Case and Keg Beer World
It's Friday night, and you're hosting a party to celebrate your, uh... Well, there's no real reason; you just wanna get drunk. But you also want to take care of your guests, and yourself, for that matter. So instead of buying the same old, run-of-the-mill domestic beer from the corner store, take a trip to Case & Keg Beer World, where you can browse the more than 600 beer types and more than 140 keg beers. Gaze in awe as you choose from the huge selection of imported/micro ales and malts from breweries in the United Kingdom, Israel, Poland, India, Japan, the Czech Republic, and more. There are also plenty of wheat beers and sodas and even such creatively packaged stuff as Scotland's Legendary Heather Ale, which comes in a castle-shaped box.
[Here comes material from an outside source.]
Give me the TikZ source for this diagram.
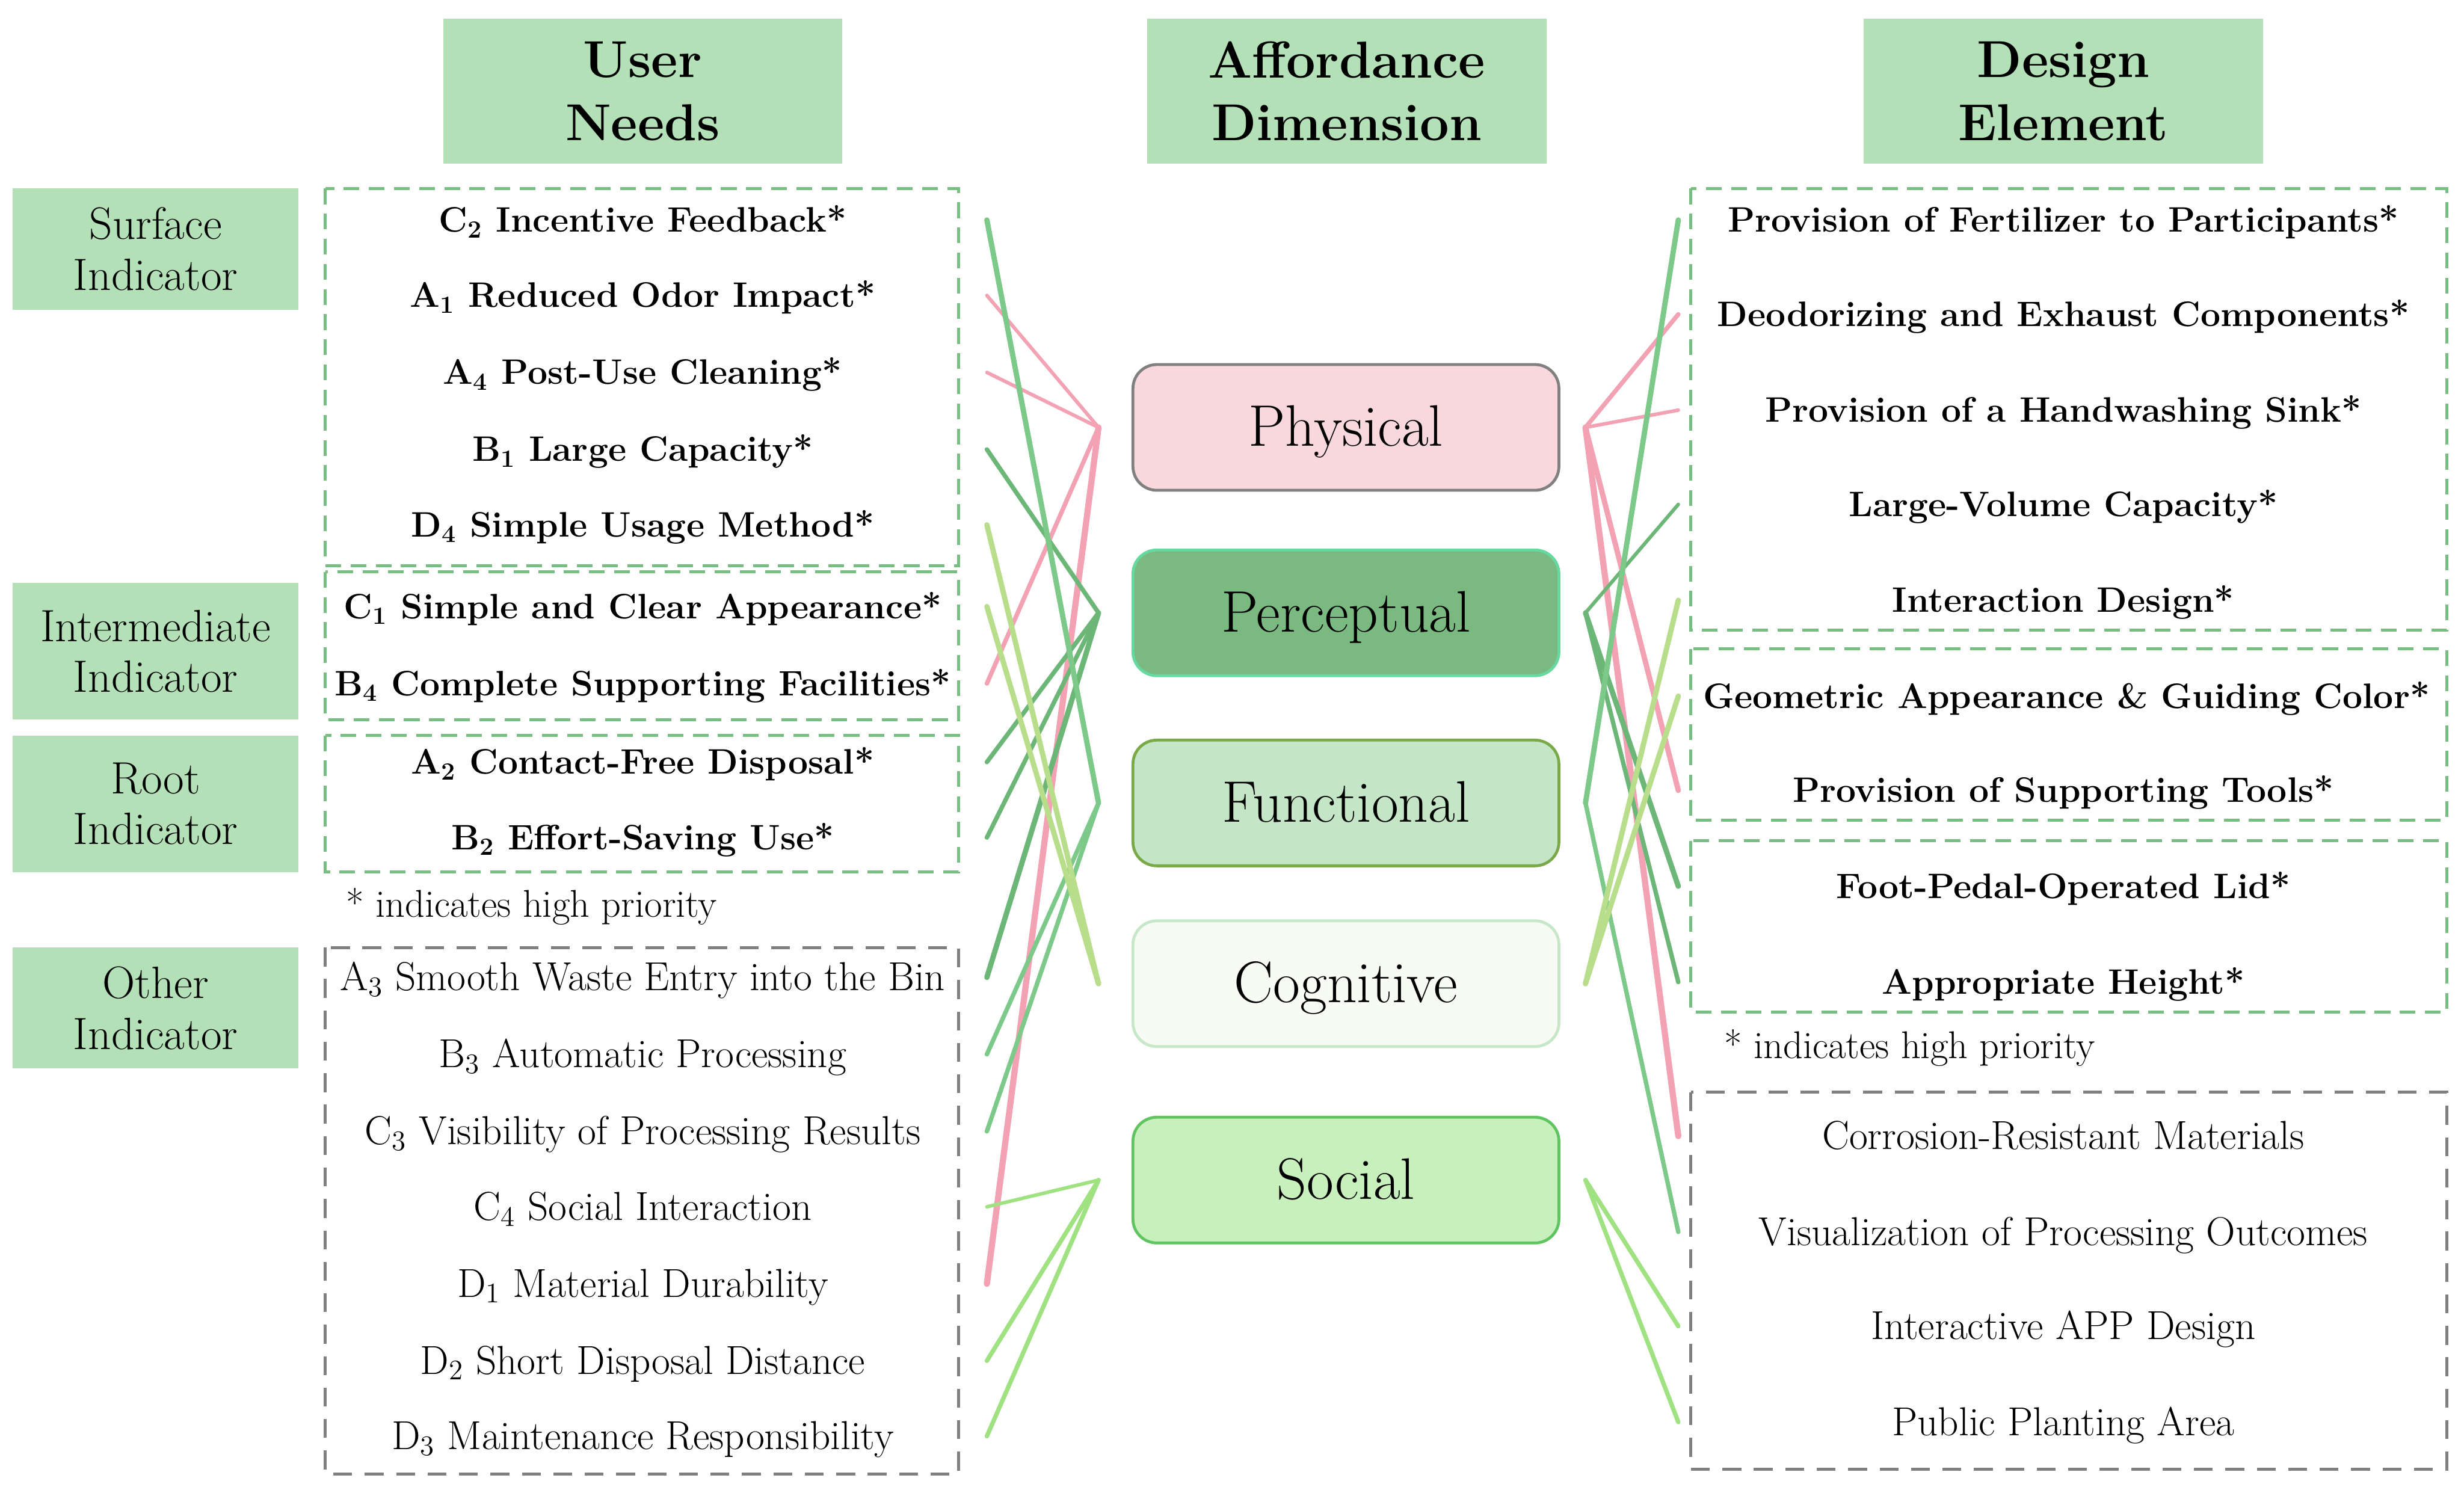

You can even get beer brewed with any name you choose on the label. Just imagine the possibilities! And if you're too busy with party-planning to pick up your keg order, Case & Keg will deliver it right to your door. Though it's probably best to just go there. It may take a few trips, but your guests will love you for it. How can anyone say no to this party?

Ugly Tuna Saloona
They're $8, lack jalapeños, and the chips sometimes come singed. But, lawdy, if you want to make a meal of nachos, you've found the right place. Start with a pile of red, white, and blue chips, toss on chunks of mesquite chicken, Monterey jack cheese, two kinds of olives, and a mortar-like layer of spicy beans, then top it with an eruption of pico de gallo and sour cream. The whole mélange arrives in a skillet, which has exactly the sort of walls you need to scoop up stray beans and sauce using a single corn chip, as nature intended.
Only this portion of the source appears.